Academic Catalog


Foothill College Course Outline of Record

Foothill College Course Outline of Record
Heading Value
Effective Term: Summer 2023
Units: 2
Hours: 2 lecture per week (24 total per quarter)
Advisory: Basic computer skills and knowledge of Macintosh or Windows operating systems; familiarity using web browsers, email, bookmarking, searching, and downloading.
Degree & Credit Status: Degree-Applicable Credit Course
Foothill GE: Non-GE
Transferable: CSU
Grade Type: Letter Grade (Request for Pass/No Pass)
Repeatability: Not Repeatable

Student Learning Outcomes

  • Evaluate the criteria for creating 21st Century schools and classrooms
  • Determine the characteristics and learning needs of 21st Century learners
  • Analyze the skills that business and industry tell us are necessary for 21st Century workers


Intended for educators at all levels (K-12, college) and trainers of any discipline to develop the knowledge, skills, and attitude necessary to create instructional experiences integrated with 21st century skills, such as critical thinking, creativity and problem solving, collaboration, and communication. Participants examine the skills that business and industry determine to be important for new employees to know in order to succeed in a 21st century global economy. Participants determine the importance of integrating 21st century skills into their courses, and analyze their curriculum content and instructional strategies to determine which 21st century skills they currently teach and which additional skills can be integrated.
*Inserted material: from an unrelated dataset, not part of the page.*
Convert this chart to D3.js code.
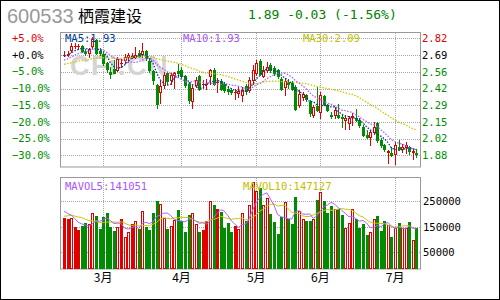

The final course project is a lesson, unit, or project that requires the participants' students or trainees to use 21st century skills.

Course Objectives

The student will be able to:

  1. Analyze the skills that business and industry tell us are necessary for 21st century workers
  2. Determine the characteristics and learning needs of 21st century learners
  3. Evaluate the criteria for creating 21st century schools and classrooms
  4. Analyze their curriculum and instructional practices in terms of 21st century skills and practices
  5. Develop a lesson, inquiry-based unit, or project-based learning project for their students
  6. Examine the changing role of the teacher and the school that integrates 21st century skills

Course Content

  1. 21st century job skills
    1. Skills students need to live and work in the 21st century global economy
    2. Transferring 21st century "Foundation Skills" into "Functional Skills"
    3. 21st century job skills needed in schools
  2. Characteristics of 21st century learners
    1. Necessary skills for an increasingly complex global society
    2. Redesigning classrooms and instructional methods to match students' learning needs
    3. Overcoming barriers to restructuring for 21st century teaching and learning
  3. Criteria for creating 21st century schools/classrooms
    1. Changing the school paradigm: transforming a school into a 21st century environment
    2. Changing the classroom paradigm: transforming a classroom into a 21st century learning space
    3. Communicating paradigm shifts to school leadership
  4. Criteria for creating 21st century curriculum
    1. Changing the curriculum paradigm: integrate 21st century skills into content
    2. Changing the instructional paradigm: adopting new teaching methods and strategies
    3. Mapping standards (e.g., state, Common Core) to 21st century skills
  5. Design 21st century lesson/unit/module
    1. Changing a lesson, unit, or project to 21st century model
    2. Problem-based, inquiry-based, and project-based approaches to instruction
    3. Designing instruction with either problem-based, inquiry-based, or project-based methods
  6. Role of teacher and learner in 21st century environment
    1. Plan for the future: becoming a 21st century teacher
    2. Plan for the future: leading traditional schools to become 21st century schools

Lab Content

Not applicable.

Special Facilities and/or Equipment

1. When offered on/off campus: Lecture room equipped with projector, whiteboard, and a demonstration computer connected online. Computer laboratories equipped with computers or laptops with internet access.
2. When taught via the internet: Students must have current email accounts and ongoing access to computers with web browsing capability and internet access.

Method(s) of Evaluation

Methods of Evaluation may include but are not limited to the following:

Developing an integrated student-centered, technology-enhanced, 21st century lesson, unit, or module of instruction
Participating in or responding to discussions, peer critique, and instructor feedback
Completing written assignments in each module to demonstrate mastery in content knowledge, and communication and collaboration skills

Method(s) of Instruction

Methods of Instruction may include but are not limited to the following:

Lecture presentations delivered in student-centered learning style, during which students take notes, follow demonstrations, or complete an activity
Facilitated discussions of live presentations, readings, or video presentations
Student presentations in small group and whole class situations

Representative Text(s) and Other Materials

Instructor-assigned notes, materials, and resources, including instructional materials, open education resources, multimedia, and websites.

Types and/or Examples of Required Reading, Writing, and Outside of Class Assignments

  1. Reading assignments include analysis of texts, selected examples, and student projects
  2. Writing assignments include a course project and multiple developmental projects, reflections, discussion responses, and peer feedback on projects
  3. Outside assignments include project planning and development, participation in online peer collaboration activities, and project development through an iterative process

When taught online, these methods may take the form of multimedia and web-based presentations. Assignments will be submitted online as well.